Given this background, the question is whether the government should interpret the revenue generated from grants and donations as part of its internally generated revenue. There are about four reasons why subnational governments’ accounting systems distinguish aid, grants and donations from internally generated revenue. The first is based on the geographical sources of funds. The internally generated revenue is typically financial receipts from the activities of the government within the state. By implication, these activities are internal to the state and comprise sources such as taxes, fees, fines and other charges levied on individuals, businesses and organisations. By this definition, receipts based on activities outside of the state may be considered as not being “internally” generated. The second reason is based on the purpose and the nature of the financial receipts. While internally generated revenue can be variously applied to financing virtually all government operations, most aid, grants and donations are typically provided for specific purposes and projects such as poverty alleviation, healthcare, education, and other development initiatives. The third reason is the voluntary nature of aid, grants and donations by external entities which is diametrically opposite to the mandatory nature of taxation and other levies imposed by the government. Based on these three differing characteristics, the fourth reason is the accounting demand to accurately track and report the sources of the uses of these funds enabling transparency and accountability. Such a “recognition” requirement necessitates that consciously, internally, and mandatorily generated revenue be counted differently from the externally and voluntarily generated revenue.

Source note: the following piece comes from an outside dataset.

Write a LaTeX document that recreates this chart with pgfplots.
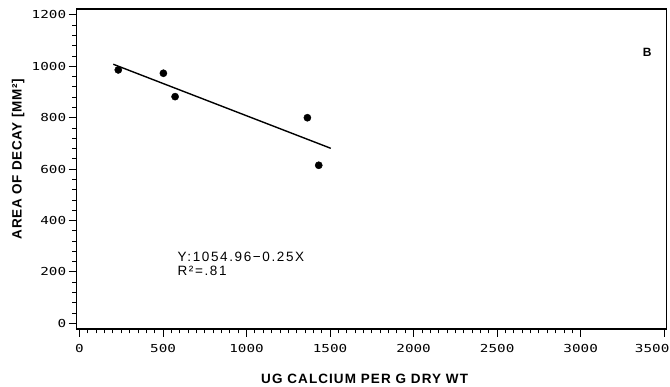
\documentclass[border=0pt]{standalone}
\usepackage{fontspec}
\usepackage{pgfplots}
\pgfplotsset{compat=1.18}
\setmainfont{Liberation Sans}
\newfontfamily\tickfont[FakeStretch=1.3]{DejaVu Sans Mono}
\newfontfamily\xlabfont[LetterSpace=8]{Liberation Sans}
\newfontfamily\ylabfont[LetterSpace=5]{Liberation Sans}
\newfontfamily\annfont[LetterSpace=12]{Liberation Sans}
\begin{document}
\begin{tikzpicture}
\begin{axis}[
  scale only axis, width=590pt, height=320pt,
  xmin=-17, xmax=3515, ymin=-22, ymax=1223,
  xtick={0,500,...,3000}, ytick={0,200,...,1200},
  extra x ticks={3500},
  extra x tick style={xticklabel style={xshift=-12pt}},
  minor x tick num=9, minor y tick num=4,
  tick align=outside, tick pos=left,
  major tick length=8pt, minor tick length=4.5pt,
  axis line style={line width=1.3pt},
  every tick/.style={black, line width=0.9pt},
  /pgf/number format/assume math mode=true,
  /pgf/number format/1000 sep={},
  ticklabel style={font=\fontsize{11}{11}\tickfont},
  xticklabel style={yshift=-4pt},
  yticklabel style={xshift=1pt},
  xlabel={UG CALCIUM PER G DRY WT},
  ylabel={AREA OF DECAY [MM²]},
  xlabel style={font=\fontsize{13.5}{13.5}\xlabfont\bfseries, at={(axis description cs:0.488,-0.156)}, anchor=center},
  ylabel style={font=\fontsize{13.5}{13.5}\ylabfont\bfseries, at={(axis description cs:-0.0993,0.531)}, anchor=center},
  clip=false,
]
\addplot[only marks, mark=*, mark size=3.6pt, black] coordinates {
  (232,986) (502,973) (572,882) (1364,800) (1432,615)
};
\addplot[line width=1.4pt, black] coordinates {(202,1008) (1504,681)};
\node[anchor=base west, font=\fontsize{13.5}{13.5}\annfont] at (axis cs:566,242) {Y:1054.96−0.25X};
\node[anchor=base west, font=\fontsize{13.5}{13.5}\annfont] at (axis cs:566,186) {R²=.81};
\node[font=\fontsize{12}{12}\selectfont\bfseries] at (axis cs:3398,1054) {B};
\end{axis}
\pgfresetboundingbox
\useasboundingbox ([shift={(-76.7pt,-58pt)}]current axis.south west) rectangle ([shift={(3.3pt,9pt)}]current axis.north east);
\end{tikzpicture}
\end{document}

However, contrary to these justifications for their classification they are veritable constituents of internally generated revenue, based on the following positions. The first is based on the sustainability planning criteria. Aid, grants and donations become a recurring element in the states’ budgets and accounting records because there is an underlying intention to drive their realisation. While aid, grants, and donations come from external sources, they are often obtained based on the subnational government’s efforts, such as grant proposals, fundraising campaigns, or awareness programmes. In this sense, realising target amounts of aid, grants and donations is primarily the result of their internal actions and initiatives, contributing to its financial sustainability. Second, subnational governments actively seek out and compete for such funding opportunities, dedicating resources and efforts to secure them. The third factor is based on the concept of value. Some scholars have argued that states can mobilise independent revenue through taxes and levies because citizens expect and derive value in the sense of the social contract, which the states provide for them. The often erroneous conclusion is that donors do not necessarily demand or obtain any value from the benefiting state government. There could however be several sub-lineal and sometimes long-term focused utilities derivable from such donations and grants giving opportunities by donors. One of the ways to gauge that the donors mostly have derivable value is the way grant-givers require recipients to report on the use of the funds, adhere to specific guidelines on objectives and demonstrate accountability.

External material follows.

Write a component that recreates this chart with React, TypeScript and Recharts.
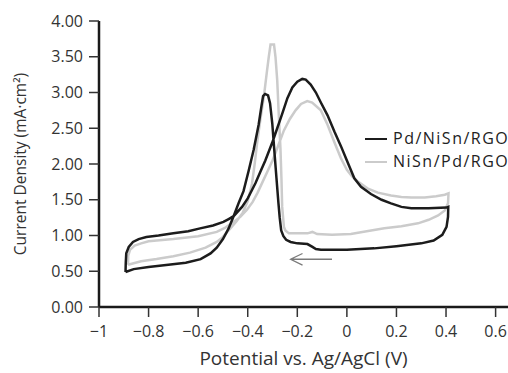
import { LineChart, Line, XAxis, YAxis, Legend } from 'recharts'

type Pt = [number, number]

// potential (V) / current density (mA·cm²)
const PD_NISN_RGO: Pt[] = [
  [-0.893, 0.49], [-0.892, 0.62], [-0.89, 0.75], [-0.88, 0.84], [-0.863, 0.91],
  [-0.84, 0.95], [-0.809, 0.98], [-0.76, 1.0], [-0.7, 1.03], [-0.64, 1.06],
  [-0.592, 1.1], [-0.54, 1.14], [-0.498, 1.19], [-0.477, 1.23], [-0.457, 1.27],
  [-0.423, 1.4], [-0.4, 1.52], [-0.369, 1.73], [-0.349, 1.89], [-0.329, 2.05],
  [-0.301, 2.3], [-0.281, 2.5], [-0.261, 2.7], [-0.24, 2.92], [-0.22, 3.07],
  [-0.2, 3.15], [-0.18, 3.19], [-0.166, 3.18], [-0.146, 3.11], [-0.125, 3.0],
  [-0.105, 2.86], [-0.078, 2.68], [-0.05, 2.45], [-0.024, 2.25], [0.0, 2.05],
  [0.03, 1.8], [0.057, 1.68], [0.097, 1.58], [0.14, 1.5], [0.178, 1.45],
  [0.22, 1.4], [0.26, 1.38], [0.33, 1.38], [0.402, 1.39], [0.409, 1.4],
  [0.408, 1.26], [0.402, 1.12], [0.385, 1.01], [0.35, 0.93], [0.3, 0.89],
  [0.25, 0.87], [0.2, 0.85], [0.11, 0.82], [0.0, 0.8], [-0.105, 0.8],
  [-0.125, 0.81], [-0.139, 0.84], [-0.159, 0.88], [-0.2, 0.89], [-0.227, 0.91],
  [-0.245, 0.94], [-0.256, 0.99], [-0.265, 1.07], [-0.271, 1.25], [-0.276, 1.45],
  [-0.284, 1.8], [-0.293, 2.2], [-0.301, 2.57], [-0.31, 2.85], [-0.318, 2.96],
  [-0.33, 2.98], [-0.338, 2.95], [-0.345, 2.8], [-0.356, 2.55], [-0.376, 2.2],
  [-0.396, 1.91], [-0.417, 1.62], [-0.437, 1.45], [-0.457, 1.27], [-0.477, 1.1],
  [-0.5, 0.95], [-0.525, 0.83], [-0.55, 0.75], [-0.59, 0.67], [-0.65, 0.62],
  [-0.72, 0.59], [-0.8, 0.56], [-0.86, 0.53], [-0.893, 0.49],
]

const NISN_PD_RGO: Pt[] = [
  [-0.883, 0.59], [-0.882, 0.72], [-0.875, 0.8], [-0.856, 0.86], [-0.83, 0.89],
  [-0.8, 0.92], [-0.7, 0.95], [-0.6, 0.99], [-0.525, 1.05], [-0.49, 1.11],
  [-0.457, 1.19], [-0.43, 1.26], [-0.403, 1.36], [-0.38, 1.47], [-0.36, 1.6],
  [-0.34, 1.75], [-0.32, 1.9], [-0.3, 2.05], [-0.281, 2.22], [-0.254, 2.47],
  [-0.23, 2.63], [-0.207, 2.75], [-0.185, 2.84], [-0.16, 2.88], [-0.14, 2.86],
  [-0.105, 2.75], [-0.078, 2.55], [-0.05, 2.3], [-0.024, 2.08], [0.0, 1.92],
  [0.02, 1.83], [0.043, 1.76], [0.083, 1.66], [0.125, 1.6], [0.178, 1.56],
  [0.22, 1.54], [0.26, 1.53], [0.314, 1.53], [0.36, 1.55], [0.395, 1.57],
  [0.41, 1.59], [0.408, 1.45], [0.395, 1.35], [0.368, 1.28], [0.33, 1.22],
  [0.287, 1.17], [0.22, 1.13], [0.151, 1.1], [0.08, 1.06], [0.016, 1.02],
  [-0.06, 1.01], [-0.12, 1.02], [-0.139, 1.05], [-0.159, 1.03], [-0.2, 1.03],
  [-0.234, 1.03], [-0.248, 1.07], [-0.254, 1.12], [-0.261, 1.4], [-0.264, 1.8],
  [-0.268, 2.22], [-0.275, 2.71], [-0.281, 3.17], [-0.288, 3.5], [-0.294, 3.67],
  [-0.308, 3.67], [-0.315, 3.5], [-0.322, 3.31], [-0.335, 2.94], [-0.349, 2.62],
  [-0.362, 2.3], [-0.372, 2.0], [-0.383, 1.72], [-0.4, 1.48], [-0.42, 1.32],
  [-0.445, 1.2], [-0.47, 1.1], [-0.5, 0.98], [-0.525, 0.91], [-0.57, 0.83],
  [-0.633, 0.76], [-0.7, 0.71], [-0.768, 0.67], [-0.83, 0.64], [-0.883, 0.59],
]

// scan direction arrow (head wings, tip, tail)
const SCAN_ARROW: Pt[] = [
  [-0.179, 0.748], [-0.227, 0.668], [-0.179, 0.585], [-0.227, 0.668], [-0.06, 0.668],
]

const X_TICKS = [-1, -0.8, -0.6, -0.4, -0.2, 0, 0.2, 0.4, 0.6]
const Y_TICKS = [0, 0.5, 1, 1.5, 2, 2.5, 3, 3.5, 4]
const SERIES_NAMES = ['Pd/NiSn/RGO', 'NiSn/Pd/RGO']
const SERIES_COLORS = ['#1c1c1c', '#cbcbcb']
const X_TITLE = 'Potential vs. Ag/AgCl (V)'
const Y_TITLE = 'Current Density (mA·cm²)'

const FONT = '"Open Sans", "DejaVu Sans", sans-serif'
const INK = '#333'

const toRows = (pts: Pt[]) => pts.map(([x, y]) => ({ x, y }))

const fmtX = (v: number) => (v < 0 ? '\u2212' + Math.abs(v) : String(v))

function CvLegend() {
  return (
    <div style={{ fontFamily: FONT, fontSize: 16, letterSpacing: 1.5, color: '#222', lineHeight: '23px' }}>
      {SERIES_NAMES.map((name, i) => (
        <div key={name} style={{ display: 'flex', alignItems: 'center', whiteSpace: 'nowrap' }}>
          <span
            style={{
              display: 'inline-block',
              width: 22,
              height: 0,
              borderTop: `2.5px solid ${SERIES_COLORS[i]}`,
              marginRight: 6,
            }}
          />
          {name}
        </div>
      ))}
    </div>
  )
}

export default function App() {
  return (
    <div style={{ position: 'absolute', left: 0, top: 0, width: 508, height: 373, background: '#fff' }}>
      <LineChart width={508} height={373} margin={{ top: 21, right: 0, left: 0, bottom: 0 }}>
        <XAxis
          type="number"
          dataKey="x"
          domain={[-1, 0.65]}
          ticks={X_TICKS}
          tickFormatter={fmtX}
          allowDataOverflow
          height={66}
          stroke="#1a1a1a"
          strokeWidth={2.5}
          tickSize={10}
          tickMargin={9}
          tickLine={{ stroke: INK, strokeWidth: 1.5 }}
          tick={{ fill: INK, fontSize: 16, fontFamily: FONT }}
          label={{
            value: X_TITLE,
            position: 'insideBottom',
            offset: 8,
            fill: INK,
            fontSize: 19,
            style: { fontFamily: FONT },
          }}
        />
        <YAxis
          type="number"
          dataKey="y"
          domain={[0, 4]}
          ticks={Y_TICKS}
          tickFormatter={(v: number) => v.toFixed(2)}
          width={99}
          stroke="#1a1a1a"
          strokeWidth={2.5}
          tickSize={10}
          tickMargin={6}
          tickLine={{ stroke: INK, strokeWidth: 1.5 }}
          tick={{ fill: INK, fontSize: 16, fontFamily: FONT }}
          label={{
            value: Y_TITLE,
            angle: -90,
            position: 'insideLeft',
            offset: 20,
            fill: INK,
            fontSize: 15.5,
            style: { textAnchor: 'middle', fontFamily: FONT },
          }}
        />
        <Legend
          layout="vertical"
          align="center"
          verticalAlign="middle"
          content={() => <CvLegend />}
          wrapperStyle={{ left: 365, top: 127, width: 'auto' }}
        />
        <Line
          data={toRows(NISN_PD_RGO)}
          dataKey="y"
          type="linear"
          stroke={SERIES_COLORS[1]}
          strokeWidth={2.5}
          dot={false}
          activeDot={false}
          isAnimationActive={false}
          name={SERIES_NAMES[1]}
        />
        <Line
          data={toRows(PD_NISN_RGO)}
          dataKey="y"
          type="linear"
          stroke={SERIES_COLORS[0]}
          strokeWidth={2.5}
          dot={false}
          activeDot={false}
          isAnimationActive={false}
          name={SERIES_NAMES[0]}
        />
        <Line
          data={toRows(SCAN_ARROW)}
          dataKey="y"
          type="linear"
          stroke="#7a7a7a"
          strokeWidth={1.3}
          dot={false}
          activeDot={false}
          isAnimationActive={false}
          legendType="none"
        />
      </LineChart>
    </div>
  )
}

From the foregoing, we can easily deduce that there are aid, grants and donations that are classifiable as IGR constituents while there are some that are not. The most easily identifiable non-IGR-type aids, grants and donations are those unsolicited windfalls, whose sustainability can also not be guaranteed. It is usually challenging to drive and sustain such inflows as the decision to receive them in the first instance did not originate from the subnational governments’ efforts. On the other hand, it is logical to recognize as internally generated revenue the receipts that a subnational government consciously targeted, applied, qualified and attracted. For instance, assuming that a state government has a unit responsible for scouting for grant and donation opportunities for some of its projects and programmes. This unit will therefore deliberately search and package its institutions, reconfigure its operations and cultures where applicable, and commit to all the requirements for such funding to satisfy the funder. Again, benefiting from aid and grants based on some strategic economic relationships may also not be considered non-IGR-constituent. For instance, if a state government gives a multinational company a huge opportunity to exploit its natural resources, it may in turn ‘strategically expect’ and work toward receiving a compensating appreciation of the goodwill and also a strengthening of the relationship. The state government might signal with body language showing that it would only be willing to continue granting such opportunities as long as the grants and aid keep coming.
Anyway, subnational governments that place significant hope on aid, grants and donations deploy a variety of strategies to win. While there is no guaranteed winning strategy, there are certain approaches and best practices that can increase their chances of success. It is therefore largely unfair to categorise funds obtained through such rigorous efforts as not internally generated. The first of such strategies is the conduct of research and the identification of potential funders. Thorough research supports the identification of organisations, foundations, government agencies, and individuals who align with the subnational government’s mission, programmes and projects. Second, aid and grant-seeking states and local governments spend quality time and deploy appropriate resources to customise their proposal or requests to match the interests and priorities of each potential funder. This would also require expertly demonstrating a clear understanding of their mission and goals, and explaining how their projects align with their values. Third, is the effort in building solid relationships with potential funders. This may require that the subnational government’s workforce attend networking events, conferences, and workshops to connect with funders in person and engage with them through social media and other online platforms. Fourthly is writing a compelling proposal that is concise and persuasive enough to attract the required funds. Fifth, is the demonstration of sustainability. The state or local government needs to show funders that their project or organisation has a sustainable plan for the future. Sixth is establishing clear systems for reporting and evaluation. Providing regular updates to funders on the progress and outcomes of your project. Demonstrating accountability and transparency will build trust with funders. And so on.
Finally, while the extant convention excludes aid, grants and donations as constituents of internally generated revenue, there are many reasons to argue that classifying them otherwise would be more beneficial for subnational governments’ revenue growth. Treating aid, grants and donations as internally generated revenue will require subnational governments to set more appropriate targets for realisable revenue from the item. There are several donation, aid and grant opportunities all over the world that subnational governments in Nigeria gloss over or are completely ignorant of. A reclassification in favour of internally generated revenue will raise awareness and may require an appropriate structure and building requisites workforce or manpower to adequately exploit them. It also means that subnational governments can create their structures operating almost in the mould of nongovernmental institutions to attract requisite funding for their developmental activities. All things being equal, the setting of revenue targets on aid, grants and donations will also substantially upgrade the creativity of subnational governments in raising funds predicated on voluntary giving and outside the compulsion of the law.